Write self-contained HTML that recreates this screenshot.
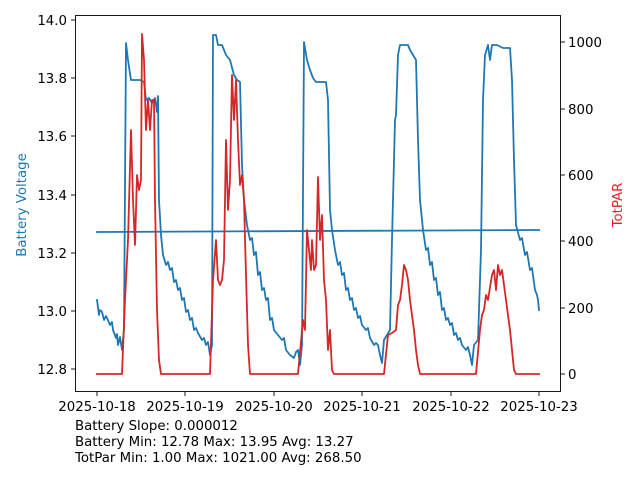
<!DOCTYPE html>
<html><head><meta charset="utf-8"><style>
body{margin:0;background:#fff;}
svg{display:block;font-family:"DejaVu Sans","Liberation Sans",sans-serif;}
</style></head><body>
<svg width="640" height="480" viewBox="0 0 640 480" xmlns="http://www.w3.org/2000/svg">
<rect width="640" height="480" fill="#fff"/>
<g fill="none" stroke-linejoin="round" stroke-linecap="square">
<polyline stroke="#1f77b4" stroke-width="1.8" points="97,300 99,315 100,310 102,312 104,320 106,316 107,318 110,325 112,322 113,330 116,338 117,334 118,345 120,337 122,350 124,330 126,43 128,60 131,80 140,80 144,82 146,100 149,98 152,103 155,98 157,112 158,96 159,200 161,235 163,255 166,265 168,262 170,270 172,268 174,282 176,280 178,290 180,288 182,300 184,298 186,312 188,310 190,320 192,318 194,330 196,328 198,333 202,340 204,338 206,345 208,342 210,355 212,345 213,35 216,35 218,45 222,45 226,55 230,60 234,75 237,80 240,82 242,165 244,200 247,225 250,240 252,238 254,255 256,252 258,275 260,272 262,290 264,288 266,300 268,298 270,320 272,318 274,330 278,335 282,340 284,338 286,350 290,355 294,358 296,352 298,350 300,365 302,345 304,42 307,60 310,70 313,78 316,82 326,82 328,100 330,210 332,230 335,250 338,265 340,262 342,275 344,273 346,290 348,288 350,300 352,298 354,310 356,308 358,318 360,316 362,325 366,330 368,328 370,338 374,345 376,343 378,345 380,355 382,363 384,340 390,330 392,240 395,120 396,115 398,55 400,45 408,45 410,50 413,55 416,60 418,140 420,200 423,230 426,250 428,248 430,265 432,262 434,280 436,278 438,295 440,292 442,310 444,308 446,320 448,318 450,325 452,323 454,335 456,333 458,340 460,338 462,345 466,350 468,347 470,355 472,365 474,345 478,340 481,250 483,100 485,55 488,45 490,60 492,45 497,45 503,48 510,48 512,80 514,160 516,225 520,240 522,238 525,255 527,252 530,270 532,268 535,290 537,295 538,300 539,310"/>
<line x1="97" y1="232" x2="539" y2="230" stroke="#1f77b4" stroke-width="1.8"/>
<polyline stroke="#d62728" stroke-width="1.8" points="97,374 122,374 125,300 128,240 131,130 133,200 135,245 137,175 139,190 141,180 142,34 144,60 146,130 148,100 150,130 152,100 154,100 155,200 157,310 159,360 161,374 210,374 213,280 216,240 218,280 220,285 222,280 224,260 226,140 228,210 230,180 232,75 234,120 236,80 238,140 240,185 242,175 244,200 246,275 248,345 250,374 298,374 303,320 305,330 307,230 309,250 311,270 312,240 314,270 316,265 318,177 320,240 322,215 324,280 326,300 328,350 330,330 332,370 334,374 384,374 388,335 392,333 396,330 398,305 400,300 402,285 404,265 406,270 408,280 410,300 414,330 416,350 418,365 420,374 476,374 480,330 482,315 484,310 486,295 488,300 492,275 494,270 496,290 498,265 500,275 502,270 504,285 506,300 510,330 514,370 516,374 539,374"/>
</g>
<rect x="75.5" y="15.5" width="485" height="376" fill="none" stroke="#000" stroke-width="0.9"/>
<g stroke="#000" stroke-width="0.9">
<line x1="71" y1="369" x2="75" y2="369"/><line x1="71" y1="311" x2="75" y2="311"/><line x1="71" y1="253" x2="75" y2="253"/><line x1="71" y1="195" x2="75" y2="195"/><line x1="71" y1="136" x2="75" y2="136"/><line x1="71" y1="78" x2="75" y2="78"/><line x1="71" y1="20" x2="75" y2="20"/>
<line x1="561" y1="374" x2="565" y2="374"/><line x1="561" y1="308" x2="565" y2="308"/><line x1="561" y1="241" x2="565" y2="241"/><line x1="561" y1="175" x2="565" y2="175"/><line x1="561" y1="109" x2="565" y2="109"/><line x1="561" y1="42" x2="565" y2="42"/>
<line x1="97" y1="392" x2="97" y2="396"/><line x1="185" y1="392" x2="185" y2="396"/><line x1="274" y1="392" x2="274" y2="396"/><line x1="362" y1="392" x2="362" y2="396"/><line x1="451" y1="392" x2="451" y2="396"/><line x1="539" y1="392" x2="539" y2="396"/>
</g>
<g font-size="13.33" fill="#000">
<g text-anchor="end">
<text x="67" y="374">12.8</text><text x="67" y="316">13.0</text><text x="67" y="258">13.2</text><text x="67" y="200">13.4</text><text x="67" y="141">13.6</text><text x="67" y="83">13.8</text><text x="67" y="25">14.0</text>
</g>
<text x="568" y="379">0</text><text x="568" y="313">200</text><text x="568" y="246">400</text><text x="568" y="180">600</text><text x="568" y="114">800</text><text x="568" y="47">1000</text>
<g text-anchor="middle">
<text x="97" y="411">2025-10-18</text><text x="185" y="411">2025-10-19</text><text x="274" y="411">2025-10-20</text><text x="362" y="411">2025-10-21</text><text x="451" y="411">2025-10-22</text><text x="539" y="411">2025-10-23</text>
</g>
<text x="75" y="430">Battery Slope: 0.000012</text>
<text x="75" y="446">Battery Min: 12.78 Max: 13.95 Avg: 13.27</text>
<text x="75" y="462">TotPar Min: 1.00 Max: 1021.00 Avg: 268.50</text>
<text transform="translate(26,205) rotate(-90)" text-anchor="middle" fill="#1f77b4">Battery Voltage</text>
<text transform="translate(622,205) rotate(-90)" text-anchor="middle" fill="#d62728">TotPAR</text>
</g>
</svg>
</body></html>
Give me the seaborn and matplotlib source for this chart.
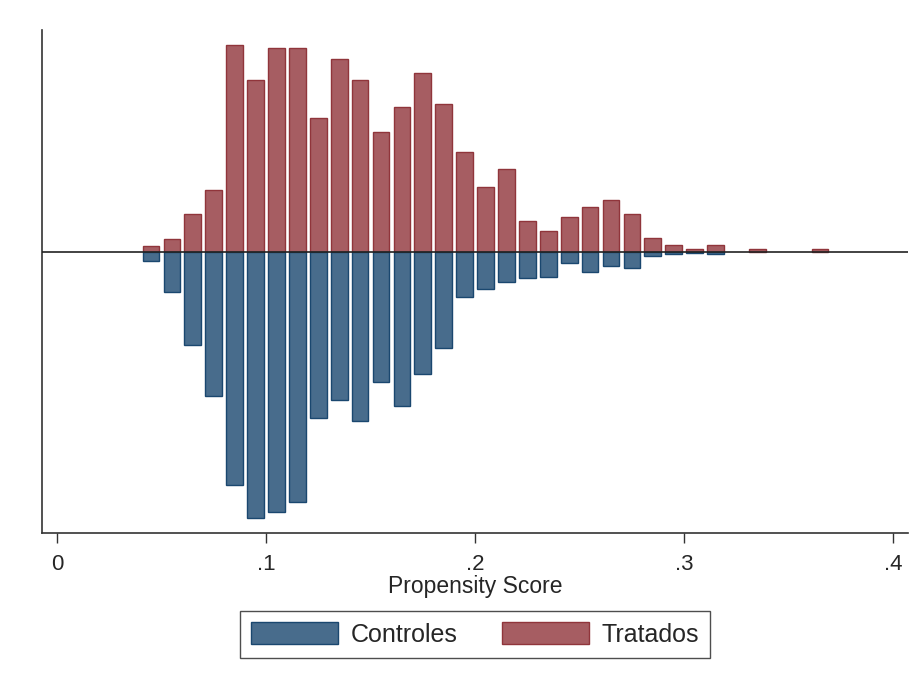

# Brief:
Give an exact copy of the material, leaving out every picture.

# Expected output:
Write self-contained HTML that recreates this screenshot.
<!DOCTYPE html>
<html><head><meta charset="utf-8"><style>
body{margin:0;background:#fff;}
svg{display:block;font-family:"DejaVu Sans","Liberation Sans",sans-serif;}
</style></head><body>
<svg width="640" height="480" viewBox="0 0 640 480" xmlns="http://www.w3.org/2000/svg">
<rect width="640" height="480" fill="#fff"/>
<g fill="none" stroke-linejoin="round" stroke-linecap="square">
<polyline stroke="#1f77b4" stroke-width="1.8" points="97,300 99,315 100,310 102,312 104,320 106,316 107,318 110,325 112,322 113,330 116,338 117,334 118,345 120,337 122,350 124,330 126,43 128,60 131,80 140,80 144,82 146,100 149,98 152,103 155,98 157,112 158,96 159,200 161,235 163,255 166,265 168,262 170,270 172,268 174,282 176,280 178,290 180,288 182,300 184,298 186,312 188,310 190,320 192,318 194,330 196,328 198,333 202,340 204,338 206,345 208,342 210,355 212,345 213,35 216,35 218,45 222,45 226,55 230,60 234,75 237,80 240,82 242,165 244,200 247,225 250,240 252,238 254,255 256,252 258,275 260,272 262,290 264,288 266,300 268,298 270,320 272,318 274,330 278,335 282,340 284,338 286,350 290,355 294,358 296,352 298,350 300,365 302,345 304,42 307,60 310,70 313,78 316,82 326,82 328,100 330,210 332,230 335,250 338,265 340,262 342,275 344,273 346,290 348,288 350,300 352,298 354,310 356,308 358,318 360,316 362,325 366,330 368,328 370,338 374,345 376,343 378,345 380,355 382,363 384,340 390,330 392,240 395,120 396,115 398,55 400,45 408,45 410,50 413,55 416,60 418,140 420,200 423,230 426,250 428,248 430,265 432,262 434,280 436,278 438,295 440,292 442,310 444,308 446,320 448,318 450,325 452,323 454,335 456,333 458,340 460,338 462,345 466,350 468,347 470,355 472,365 474,345 478,340 481,250 483,100 485,55 488,45 490,60 492,45 497,45 503,48 510,48 512,80 514,160 516,225 520,240 522,238 525,255 527,252 530,270 532,268 535,290 537,295 538,300 539,310"/>
<line x1="97" y1="232" x2="539" y2="230" stroke="#1f77b4" stroke-width="1.8"/>
<polyline stroke="#d62728" stroke-width="1.8" points="97,374 122,374 125,300 128,240 131,130 133,200 135,245 137,175 139,190 141,180 142,34 144,60 146,130 148,100 150,130 152,100 154,100 155,200 157,310 159,360 161,374 210,374 213,280 216,240 218,280 220,285 222,280 224,260 226,140 228,210 230,180 232,75 234,120 236,80 238,140 240,185 242,175 244,200 246,275 248,345 250,374 298,374 303,320 305,330 307,230 309,250 311,270 312,240 314,270 316,265 318,177 320,240 322,215 324,280 326,300 328,350 330,330 332,370 334,374 384,374 388,335 392,333 396,330 398,305 400,300 402,285 404,265 406,270 408,280 410,300 414,330 416,350 418,365 420,374 476,374 480,330 482,315 484,310 486,295 488,300 492,275 494,270 496,290 498,265 500,275 502,270 504,285 506,300 510,330 514,370 516,374 539,374"/>
</g>
<rect x="75.5" y="15.5" width="485" height="376" fill="none" stroke="#000" stroke-width="0.9"/>
<g stroke="#000" stroke-width="0.9">
<line x1="71" y1="369" x2="75" y2="369"/><line x1="71" y1="311" x2="75" y2="311"/><line x1="71" y1="253" x2="75" y2="253"/><line x1="71" y1="195" x2="75" y2="195"/><line x1="71" y1="136" x2="75" y2="136"/><line x1="71" y1="78" x2="75" y2="78"/><line x1="71" y1="20" x2="75" y2="20"/>
<line x1="561" y1="374" x2="565" y2="374"/><line x1="561" y1="308" x2="565" y2="308"/><line x1="561" y1="241" x2="565" y2="241"/><line x1="561" y1="175" x2="565" y2="175"/><line x1="561" y1="109" x2="565" y2="109"/><line x1="561" y1="42" x2="565" y2="42"/>
<line x1="97" y1="392" x2="97" y2="396"/><line x1="185" y1="392" x2="185" y2="396"/><line x1="274" y1="392" x2="274" y2="396"/><line x1="362" y1="392" x2="362" y2="396"/><line x1="451" y1="392" x2="451" y2="396"/><line x1="539" y1="392" x2="539" y2="396"/>
</g>
<g font-size="13.33" fill="#000">
<g text-anchor="end">
<text x="67" y="374">12.8</text><text x="67" y="316">13.0</text><text x="67" y="258">13.2</text><text x="67" y="200">13.4</text><text x="67" y="141">13.6</text><text x="67" y="83">13.8</text><text x="67" y="25">14.0</text>
</g>
<text x="568" y="379">0</text><text x="568" y="313">200</text><text x="568" y="246">400</text><text x="568" y="180">600</text><text x="568" y="114">800</text><text x="568" y="47">1000</text>
<g text-anchor="middle">
<text x="97" y="411">2025-10-18</text><text x="185" y="411">2025-10-19</text><text x="274" y="411">2025-10-20</text><text x="362" y="411">2025-10-21</text><text x="451" y="411">2025-10-22</text><text x="539" y="411">2025-10-23</text>
</g>
<text x="75" y="430">Battery Slope: 0.000012</text>
<text x="75" y="446">Battery Min: 12.78 Max: 13.95 Avg: 13.27</text>
<text x="75" y="462">TotPar Min: 1.00 Max: 1021.00 Avg: 268.50</text>
<text transform="translate(26,205) rotate(-90)" text-anchor="middle" fill="#1f77b4">Battery Voltage</text>
<text transform="translate(622,205) rotate(-90)" text-anchor="middle" fill="#d62728">TotPAR</text>
</g>
</svg>
</body></html>
Give me the seaborn and matplotlib source for this chart.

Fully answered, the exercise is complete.